▶ What you are asked to do
Repeat the whole of the data, keeping every detail the same.

▶ Listed entries
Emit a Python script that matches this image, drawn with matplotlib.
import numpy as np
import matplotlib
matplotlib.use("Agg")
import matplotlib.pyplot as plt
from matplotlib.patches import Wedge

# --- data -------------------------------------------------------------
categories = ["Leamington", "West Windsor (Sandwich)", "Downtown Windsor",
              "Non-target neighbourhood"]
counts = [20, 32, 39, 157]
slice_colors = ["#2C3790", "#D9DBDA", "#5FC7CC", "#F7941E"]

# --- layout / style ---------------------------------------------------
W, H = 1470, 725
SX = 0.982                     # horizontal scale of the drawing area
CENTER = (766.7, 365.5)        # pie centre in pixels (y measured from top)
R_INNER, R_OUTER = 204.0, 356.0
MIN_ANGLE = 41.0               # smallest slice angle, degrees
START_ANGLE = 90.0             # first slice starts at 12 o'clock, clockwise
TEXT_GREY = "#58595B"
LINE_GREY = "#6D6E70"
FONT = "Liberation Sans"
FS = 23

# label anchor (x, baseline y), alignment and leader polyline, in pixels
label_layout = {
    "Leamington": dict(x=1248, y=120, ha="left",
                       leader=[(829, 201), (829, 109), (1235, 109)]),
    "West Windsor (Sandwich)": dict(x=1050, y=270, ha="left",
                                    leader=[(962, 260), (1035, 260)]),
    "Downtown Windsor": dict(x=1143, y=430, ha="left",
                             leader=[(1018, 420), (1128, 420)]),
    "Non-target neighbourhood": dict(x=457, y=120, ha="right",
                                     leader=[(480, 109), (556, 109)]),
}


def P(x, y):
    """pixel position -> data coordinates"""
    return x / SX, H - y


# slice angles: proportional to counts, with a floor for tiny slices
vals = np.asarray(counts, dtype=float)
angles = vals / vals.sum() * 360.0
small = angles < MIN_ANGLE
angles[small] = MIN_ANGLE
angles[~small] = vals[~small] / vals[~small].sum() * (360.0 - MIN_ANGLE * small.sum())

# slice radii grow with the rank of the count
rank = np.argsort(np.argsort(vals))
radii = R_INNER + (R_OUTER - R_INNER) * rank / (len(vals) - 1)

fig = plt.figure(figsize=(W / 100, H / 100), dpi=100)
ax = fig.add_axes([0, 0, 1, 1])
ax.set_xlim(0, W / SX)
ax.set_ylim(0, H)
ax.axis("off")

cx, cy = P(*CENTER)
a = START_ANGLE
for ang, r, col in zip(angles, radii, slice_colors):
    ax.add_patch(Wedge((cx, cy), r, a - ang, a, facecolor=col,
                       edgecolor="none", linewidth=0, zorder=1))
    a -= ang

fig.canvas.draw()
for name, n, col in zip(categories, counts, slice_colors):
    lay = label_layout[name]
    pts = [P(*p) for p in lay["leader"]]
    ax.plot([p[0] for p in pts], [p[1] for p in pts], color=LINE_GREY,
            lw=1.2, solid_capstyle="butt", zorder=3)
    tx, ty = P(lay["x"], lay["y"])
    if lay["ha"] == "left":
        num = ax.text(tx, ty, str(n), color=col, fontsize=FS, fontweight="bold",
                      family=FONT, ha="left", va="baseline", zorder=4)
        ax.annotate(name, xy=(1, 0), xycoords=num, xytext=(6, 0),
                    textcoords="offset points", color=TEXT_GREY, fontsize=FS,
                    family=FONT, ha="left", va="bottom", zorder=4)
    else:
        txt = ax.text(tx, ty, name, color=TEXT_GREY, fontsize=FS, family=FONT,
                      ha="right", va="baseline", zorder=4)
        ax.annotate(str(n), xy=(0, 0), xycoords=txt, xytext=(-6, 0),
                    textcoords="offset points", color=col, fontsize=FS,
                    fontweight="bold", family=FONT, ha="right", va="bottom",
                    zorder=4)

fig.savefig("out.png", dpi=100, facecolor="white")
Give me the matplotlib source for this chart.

▶ Task solution
Emit a Python script that matches this image, drawn with matplotlib.
import numpy as np
import matplotlib
matplotlib.use("Agg")
import matplotlib.pyplot as plt
from matplotlib.patches import Wedge

# --- data -------------------------------------------------------------
categories = ["Leamington", "West Windsor (Sandwich)", "Downtown Windsor",
              "Non-target neighbourhood"]
counts = [20, 32, 39, 157]
slice_colors = ["#2C3790", "#D9DBDA", "#5FC7CC", "#F7941E"]

# --- layout / style ---------------------------------------------------
W, H = 1470, 725
SX = 0.982                     # horizontal scale of the drawing area
CENTER = (766.7, 365.5)        # pie centre in pixels (y measured from top)
R_INNER, R_OUTER = 204.0, 356.0
MIN_ANGLE = 41.0               # smallest slice angle, degrees
START_ANGLE = 90.0             # first slice starts at 12 o'clock, clockwise
TEXT_GREY = "#58595B"
LINE_GREY = "#6D6E70"
FONT = "Liberation Sans"
FS = 23

# label anchor (x, baseline y), alignment and leader polyline, in pixels
label_layout = {
    "Leamington": dict(x=1248, y=120, ha="left",
                       leader=[(829, 201), (829, 109), (1235, 109)]),
    "West Windsor (Sandwich)": dict(x=1050, y=270, ha="left",
                                    leader=[(962, 260), (1035, 260)]),
    "Downtown Windsor": dict(x=1143, y=430, ha="left",
                             leader=[(1018, 420), (1128, 420)]),
    "Non-target neighbourhood": dict(x=457, y=120, ha="right",
                                     leader=[(480, 109), (556, 109)]),
}


def P(x, y):
    """pixel position -> data coordinates"""
    return x / SX, H - y


# slice angles: proportional to counts, with a floor for tiny slices
vals = np.asarray(counts, dtype=float)
angles = vals / vals.sum() * 360.0
small = angles < MIN_ANGLE
angles[small] = MIN_ANGLE
angles[~small] = vals[~small] / vals[~small].sum() * (360.0 - MIN_ANGLE * small.sum())

# slice radii grow with the rank of the count
rank = np.argsort(np.argsort(vals))
radii = R_INNER + (R_OUTER - R_INNER) * rank / (len(vals) - 1)

fig = plt.figure(figsize=(W / 100, H / 100), dpi=100)
ax = fig.add_axes([0, 0, 1, 1])
ax.set_xlim(0, W / SX)
ax.set_ylim(0, H)
ax.axis("off")

cx, cy = P(*CENTER)
a = START_ANGLE
for ang, r, col in zip(angles, radii, slice_colors):
    ax.add_patch(Wedge((cx, cy), r, a - ang, a, facecolor=col,
                       edgecolor="none", linewidth=0, zorder=1))
    a -= ang

fig.canvas.draw()
for name, n, col in zip(categories, counts, slice_colors):
    lay = label_layout[name]
    pts = [P(*p) for p in lay["leader"]]
    ax.plot([p[0] for p in pts], [p[1] for p in pts], color=LINE_GREY,
            lw=1.2, solid_capstyle="butt", zorder=3)
    tx, ty = P(lay["x"], lay["y"])
    if lay["ha"] == "left":
        num = ax.text(tx, ty, str(n), color=col, fontsize=FS, fontweight="bold",
                      family=FONT, ha="left", va="baseline", zorder=4)
        ax.annotate(name, xy=(1, 0), xycoords=num, xytext=(6, 0),
                    textcoords="offset points", color=TEXT_GREY, fontsize=FS,
                    family=FONT, ha="left", va="bottom", zorder=4)
    else:
        txt = ax.text(tx, ty, name, color=TEXT_GREY, fontsize=FS, family=FONT,
                      ha="right", va="baseline", zorder=4)
        ax.annotate(str(n), xy=(0, 0), xycoords=txt, xytext=(-6, 0),
                    textcoords="offset points", color=col, fontsize=FS,
                    fontweight="bold", family=FONT, ha="right", va="bottom",
                    zorder=4)

fig.savefig("out.png", dpi=100, facecolor="white")
Give me the matplotlib source for this chart.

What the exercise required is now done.